En el momento en que alcanzó los 89 votos necesarios para convertirse en Papa, los 133 cardenales estallaron en un aplauso de pie para Robert Prevost. Cuando terminó la ovación, hubo que seguir contando los votos porque todavía faltaban algunos. Lo que pasa es que en la Capilla Sixtina, muchos de los clérigos van anotando el conteo de votos conforme se van abriendo las papeletas y leyendo los nombres. Al entrar a la sesión de ese jueves por la tarde, ya sabían que Prevost sería el nuevo papa. Todo se había ido decantando hacia él en las dos rondas electorales de la mañana. Era sólo cuestión de tiempo. Y no pasó mucho tiempo.
Ahora sabemos que, si bien eran más cardenales, no necesariamente eso se traducía en más papables. Francisco democratizó y expandió el cónclave, y al hacerlo, bajó las calificaciones tradicionalmente requeridas para llegar hasta ahí. Muchos de los cardenales llegados de sitios recónditos o en los que el catolicismo es testimonial, tienen grandes historias de evangelización incluso bajo persecución, pero no tienen roce con la curia, quizá no hablan italiano, no los conocen en Roma y ellos no conocen a casi nadie (llegaron a presentarse en pleno precónclave). Estos son factores que pesan. Milán y París, dos de las grandes reservas numéricas de católicos, no tienen cardenal. Pero sí lo tiene Mongolia, donde hay 2 mil creyentes.
Ahora sabemos que, por eso, el ala más dura de los cardenales nunca tuvo ninguna oportunidad de empujar un papado que retrocediera en las rutas de apertura impulsadas por el papa Francisco. No tenían los números. Necesitaban ser 45 para convertirse en una suerte de bloque opositor de la supermayoría. Ni cerca. Su mejor estrategia era empujar de entre los papables “liberales” al que les pareciera más aceptable.
Ahora sabemos que, durante los días previos al cónclave, en las congregaciones de cardenales, los electores fueron esculpiendo el perfil del nuevo papa: cercano a la gente y comprometido en lo social, buen administrador y gobernante, robusto académicamente. Benedicto, con una solidez teológica apabullante y un orden administrativo que urgía en la Iglesia, carecía del ingrediente de empatía. Francisco, menos ducho en lo académico, compensaba con un fascinante carisma.

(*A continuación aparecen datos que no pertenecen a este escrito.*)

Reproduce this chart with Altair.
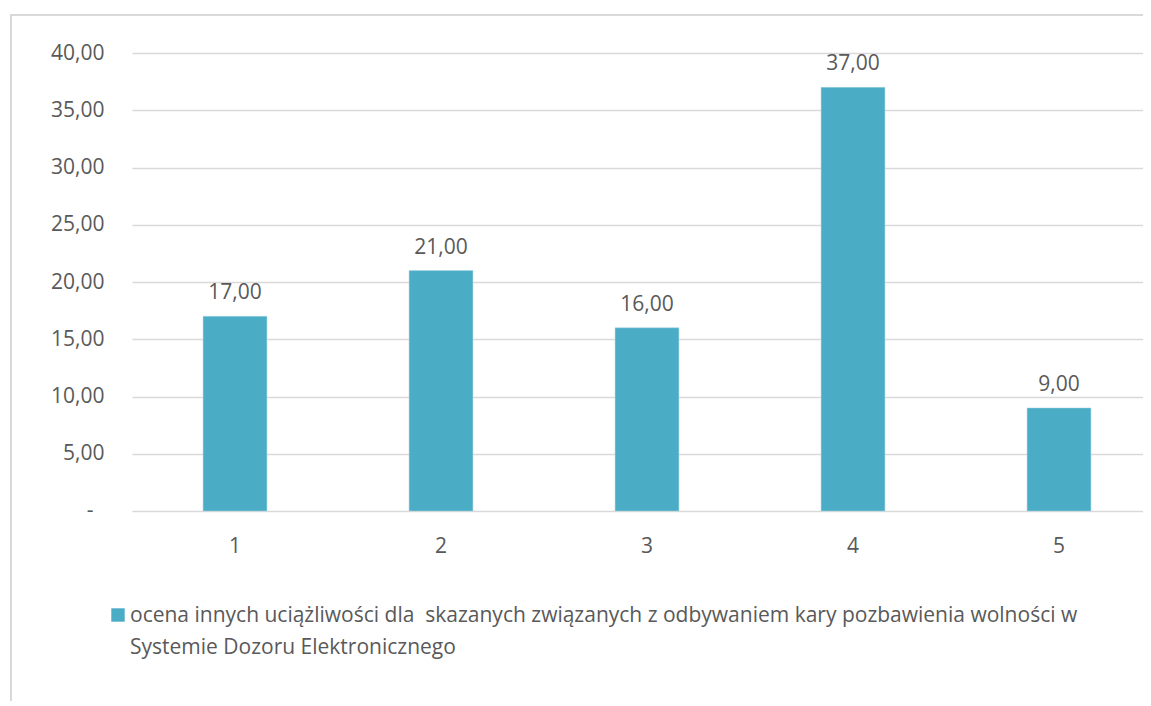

Ahora sabemos que el considerado favorito, el cardenal Pietro Parolín no tiene experiencia de pastor, pues siempre ha trabajado desde la élite burocrática eclesiástica. Ahora sabemos que otro de los más mencionados, el filipino Tagle, sobrado en cercanía con la gente, tropezó con la administración de Cáritas cuando lo jaló Francisco para trabajar en el Vaticano. En cambio, dicen que Prevost tiene palomita en todos los casilleros. Y, además, lo conocían hasta los que no conocían a nadie: en el gabinete de Francisco era el poderoso encargado de evaluar a los candidatos a obispos, así que todos los cardenales tuvieron que pasar por su escritorio para cabildear. Y se ganó fama de tener buena mano izquierda, de no abusar de ese enorme poder. Además, tenía experiencia electoral: había ganado por votación la jefatura mundial de los agustinos (y hasta la reelección).

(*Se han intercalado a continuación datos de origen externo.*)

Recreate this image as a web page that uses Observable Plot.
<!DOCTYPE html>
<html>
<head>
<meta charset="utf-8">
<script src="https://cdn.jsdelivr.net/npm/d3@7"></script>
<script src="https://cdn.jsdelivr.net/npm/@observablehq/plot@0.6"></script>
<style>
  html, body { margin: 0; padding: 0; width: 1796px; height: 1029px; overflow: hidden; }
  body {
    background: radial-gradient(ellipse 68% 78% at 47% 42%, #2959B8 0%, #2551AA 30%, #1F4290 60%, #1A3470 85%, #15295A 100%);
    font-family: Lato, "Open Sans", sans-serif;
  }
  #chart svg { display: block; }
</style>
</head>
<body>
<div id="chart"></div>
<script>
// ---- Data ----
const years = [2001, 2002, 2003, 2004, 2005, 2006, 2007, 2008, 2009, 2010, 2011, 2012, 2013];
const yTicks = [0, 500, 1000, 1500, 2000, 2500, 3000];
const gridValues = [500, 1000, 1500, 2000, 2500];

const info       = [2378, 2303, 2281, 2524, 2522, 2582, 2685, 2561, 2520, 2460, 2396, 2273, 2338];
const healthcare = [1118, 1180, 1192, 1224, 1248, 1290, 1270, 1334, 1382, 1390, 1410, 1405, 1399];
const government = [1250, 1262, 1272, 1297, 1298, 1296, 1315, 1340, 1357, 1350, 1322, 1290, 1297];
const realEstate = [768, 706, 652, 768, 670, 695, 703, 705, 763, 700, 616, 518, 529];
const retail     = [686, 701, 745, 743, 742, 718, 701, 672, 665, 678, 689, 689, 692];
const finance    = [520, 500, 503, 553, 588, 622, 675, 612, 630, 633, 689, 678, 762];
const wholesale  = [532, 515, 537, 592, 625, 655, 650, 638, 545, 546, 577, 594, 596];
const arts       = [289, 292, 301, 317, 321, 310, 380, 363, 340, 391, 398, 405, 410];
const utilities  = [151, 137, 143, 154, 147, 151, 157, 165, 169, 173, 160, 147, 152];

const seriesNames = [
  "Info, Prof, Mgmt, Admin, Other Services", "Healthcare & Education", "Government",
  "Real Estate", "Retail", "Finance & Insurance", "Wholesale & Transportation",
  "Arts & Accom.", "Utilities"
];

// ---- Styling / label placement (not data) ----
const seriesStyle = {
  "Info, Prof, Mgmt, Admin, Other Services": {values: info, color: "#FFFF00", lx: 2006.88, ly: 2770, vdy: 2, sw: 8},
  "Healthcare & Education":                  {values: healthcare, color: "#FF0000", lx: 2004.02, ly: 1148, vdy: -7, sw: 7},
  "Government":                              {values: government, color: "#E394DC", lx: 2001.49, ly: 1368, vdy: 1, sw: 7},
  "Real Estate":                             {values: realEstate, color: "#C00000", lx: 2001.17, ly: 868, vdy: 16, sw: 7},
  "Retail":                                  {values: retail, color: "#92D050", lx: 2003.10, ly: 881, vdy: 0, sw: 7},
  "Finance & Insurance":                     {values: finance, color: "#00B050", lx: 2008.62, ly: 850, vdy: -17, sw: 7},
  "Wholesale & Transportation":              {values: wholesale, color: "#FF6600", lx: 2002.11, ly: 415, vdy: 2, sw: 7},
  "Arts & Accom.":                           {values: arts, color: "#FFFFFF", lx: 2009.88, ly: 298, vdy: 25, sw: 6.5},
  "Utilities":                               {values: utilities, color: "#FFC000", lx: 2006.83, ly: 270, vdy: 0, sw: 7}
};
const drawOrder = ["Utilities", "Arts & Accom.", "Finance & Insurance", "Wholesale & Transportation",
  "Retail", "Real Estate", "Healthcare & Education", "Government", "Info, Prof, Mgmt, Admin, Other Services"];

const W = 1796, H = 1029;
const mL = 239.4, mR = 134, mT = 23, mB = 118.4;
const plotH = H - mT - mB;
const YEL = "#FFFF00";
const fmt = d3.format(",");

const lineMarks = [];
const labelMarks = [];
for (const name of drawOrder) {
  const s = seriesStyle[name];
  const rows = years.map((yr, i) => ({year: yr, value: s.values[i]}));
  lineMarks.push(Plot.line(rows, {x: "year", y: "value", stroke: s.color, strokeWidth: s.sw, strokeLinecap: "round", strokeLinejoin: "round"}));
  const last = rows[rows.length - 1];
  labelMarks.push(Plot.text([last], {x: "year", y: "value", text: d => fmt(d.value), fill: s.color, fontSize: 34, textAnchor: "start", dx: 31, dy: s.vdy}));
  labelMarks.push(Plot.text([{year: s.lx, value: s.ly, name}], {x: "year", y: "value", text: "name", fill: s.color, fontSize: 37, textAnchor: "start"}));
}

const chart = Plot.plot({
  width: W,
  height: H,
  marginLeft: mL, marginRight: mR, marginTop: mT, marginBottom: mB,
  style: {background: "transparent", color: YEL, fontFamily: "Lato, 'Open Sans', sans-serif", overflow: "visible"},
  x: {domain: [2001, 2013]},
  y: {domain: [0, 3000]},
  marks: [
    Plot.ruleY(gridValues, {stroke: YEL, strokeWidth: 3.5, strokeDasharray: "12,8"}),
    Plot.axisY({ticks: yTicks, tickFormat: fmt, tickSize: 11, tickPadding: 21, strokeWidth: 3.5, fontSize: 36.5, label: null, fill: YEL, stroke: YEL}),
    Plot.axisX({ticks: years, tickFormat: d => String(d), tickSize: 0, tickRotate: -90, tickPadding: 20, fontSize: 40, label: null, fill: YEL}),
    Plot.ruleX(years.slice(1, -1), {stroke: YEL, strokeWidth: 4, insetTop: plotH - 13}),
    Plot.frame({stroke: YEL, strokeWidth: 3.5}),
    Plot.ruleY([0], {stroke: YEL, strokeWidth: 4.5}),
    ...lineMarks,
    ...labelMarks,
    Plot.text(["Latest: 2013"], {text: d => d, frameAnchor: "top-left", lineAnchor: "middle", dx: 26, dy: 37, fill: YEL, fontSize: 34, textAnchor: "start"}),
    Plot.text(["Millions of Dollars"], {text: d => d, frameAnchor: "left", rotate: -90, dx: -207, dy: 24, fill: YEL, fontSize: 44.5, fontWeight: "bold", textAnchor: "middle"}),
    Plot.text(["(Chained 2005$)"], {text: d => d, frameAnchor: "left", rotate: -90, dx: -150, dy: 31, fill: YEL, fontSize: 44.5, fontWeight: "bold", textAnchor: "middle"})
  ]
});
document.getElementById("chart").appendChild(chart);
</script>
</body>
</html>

El nuevo papa ha sabido leer el papel de puente de unidad que le encomendaron sus electores. Ya mandó las primeras señales: en su primera aparición pública portó la muceta papal roja que va sobre los hombros, pero no se puso los zapatos del mismo color (es decir, a la mitad entre Benedicto y Francisco); y ya mandó acondicionar el Palacio Apostólico para volver a vivir ahí, dicen que sin lujos (de nuevo a la mitad). Su primera frase fue por la paz. Su primera bendición de domingo fue contra la guerra. Pero leyendo, para no tropezar con alguna declaración indeseada de la que luego se tenga que desdecir.
SACIAMORBOS
Es política intensa, sí, es ideología, geografía y simpatía, sí, pero se equivoca quien piense que no hay un ingrediente intangible, que escapa al raciocinio.